Other grads have gone on to become federal human rights offices, RCMP officers, teachers, psychologists, policy analysts, social workers, architects, lawyers, university professors and more.
An historic contribution
Originally considered a pilot project by the university, TYP was eventually upgraded to the status of a department in 1982. In 1990, the program found a new home in Henson College, the predecessor to today’s College of Continuing Education, and in 2000 further investment from the university. The university has continued to reaffirm its support for the TYP in recent years.
Before his death in 2013, TYP co-founder Dr. “Rocky” Jones — who went on to become one of Canada’s most renowned civil rights leaders and lawyers — described the program as the most important initiative he had ever been involved in.
It was “deeply humbling praise coming from one of the singularly important figures in the struggle for social justice and equity in Canada,” says Dr. Saney (shown below).
TYP’s longevity speaks to just how valuable the program and its many dedicated faculty and staff remain to the university as it continues on that journey in developing a unified approach to diversity and inclusion.

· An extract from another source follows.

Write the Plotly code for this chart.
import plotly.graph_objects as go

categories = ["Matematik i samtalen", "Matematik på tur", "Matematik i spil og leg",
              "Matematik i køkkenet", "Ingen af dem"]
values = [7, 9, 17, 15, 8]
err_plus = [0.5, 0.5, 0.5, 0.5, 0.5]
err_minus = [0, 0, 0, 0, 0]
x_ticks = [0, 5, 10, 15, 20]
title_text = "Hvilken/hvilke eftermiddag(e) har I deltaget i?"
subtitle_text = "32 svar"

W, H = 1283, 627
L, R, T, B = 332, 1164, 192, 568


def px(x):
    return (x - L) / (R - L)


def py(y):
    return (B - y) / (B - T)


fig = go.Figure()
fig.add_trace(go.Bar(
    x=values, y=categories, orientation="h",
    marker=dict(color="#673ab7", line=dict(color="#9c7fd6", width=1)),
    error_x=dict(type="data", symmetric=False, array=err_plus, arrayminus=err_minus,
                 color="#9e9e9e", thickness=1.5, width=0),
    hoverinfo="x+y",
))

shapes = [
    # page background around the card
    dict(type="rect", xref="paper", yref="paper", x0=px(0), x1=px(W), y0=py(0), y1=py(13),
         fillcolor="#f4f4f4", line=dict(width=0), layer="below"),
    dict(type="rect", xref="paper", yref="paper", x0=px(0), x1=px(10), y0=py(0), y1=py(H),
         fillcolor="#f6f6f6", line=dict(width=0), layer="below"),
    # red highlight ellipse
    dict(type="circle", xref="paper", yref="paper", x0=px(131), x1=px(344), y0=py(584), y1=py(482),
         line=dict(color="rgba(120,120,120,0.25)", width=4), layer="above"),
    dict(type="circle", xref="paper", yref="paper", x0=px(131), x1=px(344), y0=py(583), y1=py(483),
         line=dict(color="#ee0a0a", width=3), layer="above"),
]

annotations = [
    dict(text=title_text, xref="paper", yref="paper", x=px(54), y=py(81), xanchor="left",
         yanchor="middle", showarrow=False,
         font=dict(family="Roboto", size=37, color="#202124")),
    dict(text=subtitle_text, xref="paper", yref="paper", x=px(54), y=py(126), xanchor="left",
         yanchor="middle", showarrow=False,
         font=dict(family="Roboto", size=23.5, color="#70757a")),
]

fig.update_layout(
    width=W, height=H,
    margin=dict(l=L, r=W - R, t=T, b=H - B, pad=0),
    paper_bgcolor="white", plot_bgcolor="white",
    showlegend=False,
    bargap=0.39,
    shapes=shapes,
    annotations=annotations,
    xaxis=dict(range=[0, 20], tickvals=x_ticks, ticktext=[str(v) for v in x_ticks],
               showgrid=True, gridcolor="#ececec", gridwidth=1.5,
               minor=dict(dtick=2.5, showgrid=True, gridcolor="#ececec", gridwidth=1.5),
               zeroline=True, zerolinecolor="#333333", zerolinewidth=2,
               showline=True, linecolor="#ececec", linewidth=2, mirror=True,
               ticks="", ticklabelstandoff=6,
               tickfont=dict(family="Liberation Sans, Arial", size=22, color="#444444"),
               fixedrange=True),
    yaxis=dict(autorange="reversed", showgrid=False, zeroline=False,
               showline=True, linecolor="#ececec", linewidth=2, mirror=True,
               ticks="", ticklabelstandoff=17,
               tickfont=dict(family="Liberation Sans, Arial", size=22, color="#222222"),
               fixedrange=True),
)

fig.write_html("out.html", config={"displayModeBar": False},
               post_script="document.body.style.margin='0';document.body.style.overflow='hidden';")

"As Dalhousie embarks on a concerted program of diversity and inclusion, it bears underscoring that TYP has been the trailblazer,” says Dr. Saney. “The challenges and difficulties that Mi’kmaq and African Nova Scotian learners face when undertaking post-secondary education still remain. The TYP has made a modest but, nevertheless, historic contribution to resolving and meeting these manifold and multi- faceted challenges. And in meeting these challenges, TYP graduates have been front and centre. This perhaps best epitomizes TYP’s on-going legacy and mission."